Networking – Does Using a Single Cable to Connect Two Switches Create a Bottleneck?

No.

• If your unmanaged switches are so simple that they don't do Spanning Tree Protocol (STP), connecting the second cable between them would cause a bridging loop, instantly saturating your network, making your network unusable until you remove the second cable.

• If they do do STP, then only one of the switch-to-switch links will be used.

• If you had manageable switches instead, then you could configure them to aggregate/trunk multiple ports together, getting a speed increase slightly less than the sum of the aggregated ports' speeds (there is some overhead from aggregation).

Let's get some terminology aside first.

"Fiber channel" (or "fibre channel", as it's more typically known) is a specific networking technology used in storage area networks. I think, when you say "fiber channel", you're really saying "ports on an Ethernet switch that fiber optic cables connect to". If you're really talking about fibre channel then, let me know... (but, to my knowledge, 3Com has never made a fibre channel switch).

The term "stacking" typically refers to an interconnection between Ethernet switches through a (typically proprietary) dedicated interface that extends some significantly high fraction of the capacity switch's switching capability to another switch (extending the "switching fabric" outside the box to another switch). Often, stacking interfaces operate at multi-gigabit speeds (40Gb/sec on the Dell PowerConnect 6200-series switches, for example).

There is no "hard limit" to the number of Ethernet switches in a network. You can add as many as you want. Latency will increase as the number of "hops" between any two endpoints goes up and, obviously, you're increasing complexity and odds of failure as you add more switches.

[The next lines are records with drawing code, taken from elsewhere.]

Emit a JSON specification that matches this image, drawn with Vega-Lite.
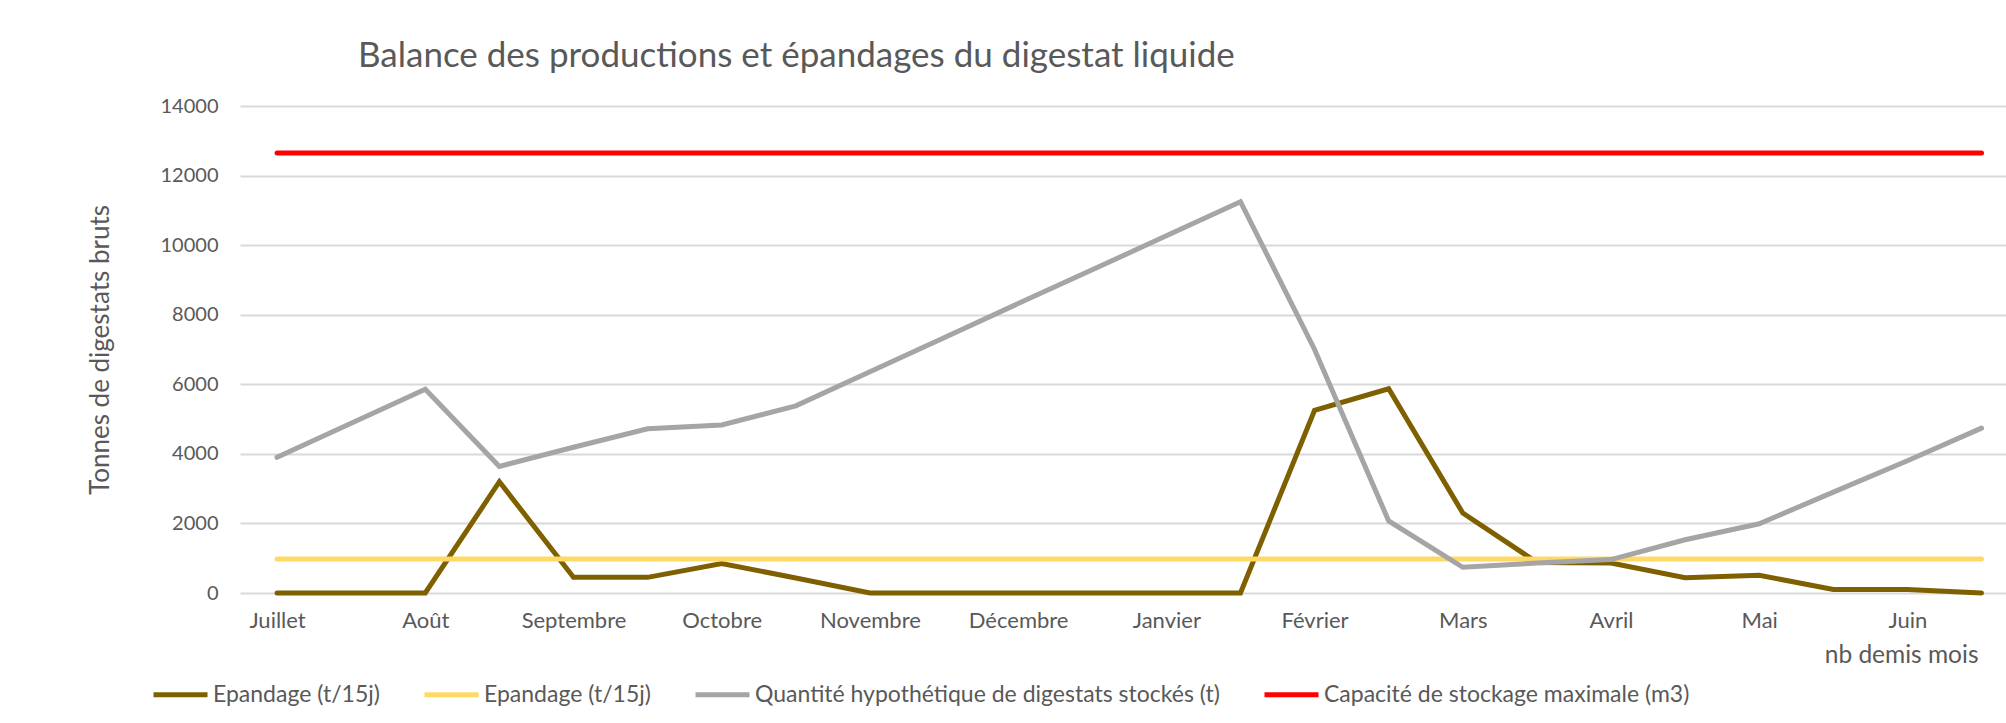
{
  "$schema": "https://vega.github.io/schema/vega-lite/v6.json",
  "autosize": {"type": "none"},
  "padding": {"left": 240, "top": 106, "right": 0, "bottom": 130},
  "width": 1766,
  "height": 487,
  "background": "white",
  "title": {
    "text": "Balance des productions et épandages du digestat liquide",
    "anchor": "start",
    "dx": 271,
    "offset": 22,
    "fontSize": 35,
    "font": "Lato",
    "fontWeight": "normal",
    "color": "#595959"
  },
  "config": {
    "font": "Lato",
    "view": {"stroke": null}
  },
  "data": {
    "values": [
      {"i": 0, "s": "E1", "v": 0}, {"i": 1, "s": "E1", "v": 0}, {"i": 2, "s": "E1", "v": 0}, {"i": 3, "s": "E1", "v": 3200},
      {"i": 4, "s": "E1", "v": 450}, {"i": 5, "s": "E1", "v": 450}, {"i": 6, "s": "E1", "v": 850}, {"i": 7, "s": "E1", "v": 430},
      {"i": 8, "s": "E1", "v": 0}, {"i": 9, "s": "E1", "v": 0}, {"i": 10, "s": "E1", "v": 0}, {"i": 11, "s": "E1", "v": 0},
      {"i": 12, "s": "E1", "v": 0}, {"i": 13, "s": "E1", "v": 0}, {"i": 14, "s": "E1", "v": 5250}, {"i": 15, "s": "E1", "v": 5870},
      {"i": 16, "s": "E1", "v": 2300}, {"i": 17, "s": "E1", "v": 880}, {"i": 18, "s": "E1", "v": 860}, {"i": 19, "s": "E1", "v": 440},
      {"i": 20, "s": "E1", "v": 510}, {"i": 21, "s": "E1", "v": 100}, {"i": 22, "s": "E1", "v": 100}, {"i": 23, "s": "E1", "v": 0},
      {"i": 0, "s": "E2", "v": 980}, {"i": 1, "s": "E2", "v": 980}, {"i": 2, "s": "E2", "v": 980}, {"i": 3, "s": "E2", "v": 980},
      {"i": 4, "s": "E2", "v": 980}, {"i": 5, "s": "E2", "v": 980}, {"i": 6, "s": "E2", "v": 980}, {"i": 7, "s": "E2", "v": 980},
      {"i": 8, "s": "E2", "v": 980}, {"i": 9, "s": "E2", "v": 980}, {"i": 10, "s": "E2", "v": 980}, {"i": 11, "s": "E2", "v": 980},
      {"i": 12, "s": "E2", "v": 980}, {"i": 13, "s": "E2", "v": 980}, {"i": 14, "s": "E2", "v": 980}, {"i": 15, "s": "E2", "v": 980},
      {"i": 16, "s": "E2", "v": 980}, {"i": 17, "s": "E2", "v": 980}, {"i": 18, "s": "E2", "v": 980}, {"i": 19, "s": "E2", "v": 980},
      {"i": 20, "s": "E2", "v": 980}, {"i": 21, "s": "E2", "v": 980}, {"i": 22, "s": "E2", "v": 980}, {"i": 23, "s": "E2", "v": 980},
      {"i": 0, "s": "Q", "v": 3900}, {"i": 1, "s": "Q", "v": 4880}, {"i": 2, "s": "Q", "v": 5860}, {"i": 3, "s": "Q", "v": 3640},
      {"i": 4, "s": "Q", "v": 4190}, {"i": 5, "s": "Q", "v": 4720}, {"i": 6, "s": "Q", "v": 4830}, {"i": 7, "s": "Q", "v": 5380},
      {"i": 8, "s": "Q", "v": 6360}, {"i": 9, "s": "Q", "v": 7340}, {"i": 10, "s": "Q", "v": 8320}, {"i": 11, "s": "Q", "v": 9290},
      {"i": 12, "s": "Q", "v": 10270}, {"i": 13, "s": "Q", "v": 11250}, {"i": 14, "s": "Q", "v": 7000}, {"i": 15, "s": "Q", "v": 2070},
      {"i": 16, "s": "Q", "v": 740}, {"i": 17, "s": "Q", "v": 860}, {"i": 18, "s": "Q", "v": 960}, {"i": 19, "s": "Q", "v": 1530},
      {"i": 20, "s": "Q", "v": 1990}, {"i": 21, "s": "Q", "v": 2900}, {"i": 22, "s": "Q", "v": 3800}, {"i": 23, "s": "Q", "v": 4740},
      {"i": 0, "s": "C", "v": 12650}, {"i": 1, "s": "C", "v": 12650}, {"i": 2, "s": "C", "v": 12650}, {"i": 3, "s": "C", "v": 12650},
      {"i": 4, "s": "C", "v": 12650}, {"i": 5, "s": "C", "v": 12650}, {"i": 6, "s": "C", "v": 12650}, {"i": 7, "s": "C", "v": 12650},
      {"i": 8, "s": "C", "v": 12650}, {"i": 9, "s": "C", "v": 12650}, {"i": 10, "s": "C", "v": 12650}, {"i": 11, "s": "C", "v": 12650},
      {"i": 12, "s": "C", "v": 12650}, {"i": 13, "s": "C", "v": 12650}, {"i": 14, "s": "C", "v": 12650}, {"i": 15, "s": "C", "v": 12650},
      {"i": 16, "s": "C", "v": 12650}, {"i": 17, "s": "C", "v": 12650}, {"i": 18, "s": "C", "v": 12650}, {"i": 19, "s": "C", "v": 12650},
      {"i": 20, "s": "C", "v": 12650}, {"i": 21, "s": "C", "v": 12650}, {"i": 22, "s": "C", "v": 12650}, {"i": 23, "s": "C", "v": 12650}
    ]
  },
  "mark": {"type": "line", "strokeWidth": 5, "strokeCap": "round", "strokeJoin": "miter"},
  "encoding": {
    "x": {
      "field": "i",
      "type": "quantitative",
      "scale": {"domain": [-0.5, 23.33], "nice": false, "zero": false},
      "axis": {
        "values": [0, 2, 4, 6, 8, 10, 12, 14, 16, 18, 20, 22],
        "labelExpr": "['Juillet','','Août','','Septembre','','Octobre','','Novembre','','Décembre','','Janvier','','Février','','Mars','','Avril','','Mai','','Juin'][datum.value]",
        "grid": false,
        "domain": false,
        "ticks": false,
        "labelFontSize": 22,
        "labelColor": "#595959",
        "labelPadding": 17,
        "labelFlush": false,
        "title": "nb demis mois",
        "titleFontSize": 24.5,
        "titleFontWeight": "normal",
        "titleColor": "#595959",
        "titleAlign": "right",
        "titleAnchor": null,
        "titleX": 1738,
        "titleY": 62,
        "titleBaseline": "middle"
      }
    },
    "y": {
      "field": "v",
      "type": "quantitative",
      "scale": {"domain": [0, 14000], "nice": false},
      "axis": {
        "values": [0, 2000, 4000, 6000, 8000, 10000, 12000, 14000],
        "format": "d",
        "grid": true,
        "gridColor": "#d9d9d9",
        "gridWidth": 2,
        "domain": false,
        "ticks": false,
        "labelFontSize": 20,
        "labelColor": "#595959",
        "labelPadding": 22,
        "title": "Tonnes de digestats bruts",
        "titleFontSize": 26,
        "titleFontWeight": "normal",
        "titleColor": "#595959",
        "titlePadding": 47
      }
    },
    "color": {
      "field": "s",
      "type": "nominal",
      "scale": {"domain": ["E1", "E2", "Q", "C"], "range": ["#7F6000", "#FFD966", "#A5A5A5", "#FF0000"]},
      "legend": {
        "title": null,
        "orient": "none",
        "direction": "horizontal",
        "legendX": -89,
        "legendY": 559,
        "padding": 0,
        "symbolType": "stroke",
        "symbolSize": 2916,
        "symbolStrokeWidth": 5,
        "labelFontSize": 23,
        "labelColor": "#595959",
        "labelOffset": 3,
        "columnPadding": 34,
        "labelLimit": 700,
        "labelExpr": "{'E1':'Epandage (t/15j)','E2':'Epandage (t/15j)','Q':'Quantité hypothétique de digestats stockés (t)','C':'Capacité de stockage maximale (m3)'}[datum.value]"
      }
    }
  }
}
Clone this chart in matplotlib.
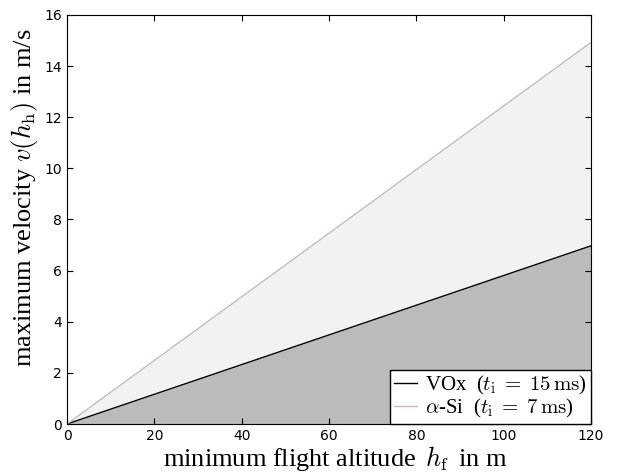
import numpy as np
import matplotlib
matplotlib.use('Agg')
import matplotlib.pyplot as plt

plt.rcParams['mathtext.fontset'] = 'cm'
plt.rcParams['xtick.direction'] = 'in'
plt.rcParams['ytick.direction'] = 'in'
plt.rcParams['xtick.top'] = True
plt.rcParams['ytick.right'] = True

# data
altitude = [0, 120]
v_vox = [0, 6.97]
v_asi = [0, 14.93]
labels = [r'VOx  ($t_\mathrm{i}\;=\;15\,\mathrm{ms}$)', r'$\alpha$-Si  ($t_\mathrm{i}\;=\;7\,\mathrm{ms}$)']

fig = plt.figure(figsize=(6.23, 4.73), dpi=100)
ax = fig.add_axes([67/623, 1 - 424/473, (591-67)/623, (424-15)/473])

ax.fill_between(altitude, 0, v_vox, color='#bbbbbb', lw=0)
ax.fill_between(altitude, v_vox, v_asi, color='#f2f2f2', lw=0)
ax.plot(altitude, v_vox, color='black', lw=1, label=labels[0])
ax.plot(altitude, v_asi, color='#c4bcbc', lw=1, label=labels[1])

ax.set_xlim(0, 120)
ax.set_ylim(0, 16)
ax.set_xticks(np.arange(0, 121, 20))
ax.set_yticks(np.arange(0, 17, 2))
ax.tick_params(labelsize=10, length=4)

serif = {'family': 'Liberation Serif', 'size': 19}
ax.set_xlabel(r'minimum flight altitude $\,h_\mathrm{f}\,$ in m', fontdict=serif)
ax.set_ylabel(r'maximum velocity $v(h_\mathrm{h})$ in m/s', fontdict=serif)
ax.xaxis.set_label_coords(0.513, -0.05)
ax.yaxis.set_label_coords(-0.052, 0.554)

leg = ax.legend(loc='lower right', borderaxespad=0, fancybox=False, framealpha=1,
                edgecolor='black', handlelength=1.1, handletextpad=0.4,
                labelspacing=0.0, borderpad=0.18,
                prop={'family': 'Liberation Serif', 'size': 15})
leg.get_frame().set_linewidth(1)

fig.savefig('out.png', dpi=100)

Switched Ethernet LANs can't scale indefinitely. Excessive broadcasts or flooding of frames to unknown destinations will limit their scale. Either of these conditions can be caused by making a single broadcast domain in an Ethernet LAN too big.

Broadcast traffic is easy to understand, but flooding of frames to unknown destinations is a bit more obscure. If you get so many devices that your switch MAC tables are overflowing, switches will be forced to flood non-broadcast frames out all ports if the destination of the frame doesn't match any entries in the MAC table. If you have a large enough single broadcast domain in an Ethernet LAN with a traffic profile that hosts talk infrequently (that is, infrequently enough that their entries have aged out of the MAC tables on your switches), then you can also get excessive flooding of frames to unknown destinations.

At the scale you're talking about (200 computers), there isn't going to be a problem with flooding of frames to unknown destinations. Whether or not you have broadcast problems will depend on the specific protocols and applications used. If you're using off-the-shelf Microsoft OS's and applications, I'd hazard that your level of broadcast traffic is just fine.

In general, a "star" topology that minimizes "hops" between switches is the most effective Ethernet topology. Placing servers or other highly-utilized resources in the center of the star will minimize traffic overall. If your switches support aggregating multiple links together, you can use this feature to increase bandwidth on inter-switch links. You should be using a tool (even a simple one like MRTG) if your switches support monitoring with SNMP to determine where your bandwidth utilization "hotspots" are.

You can create "loops", provided your switches support the spanning-tree protocol, to handle failures of switches or inter-switch links. That's a little more advanced topic, and not something I'd recommend you approach until you have more experience.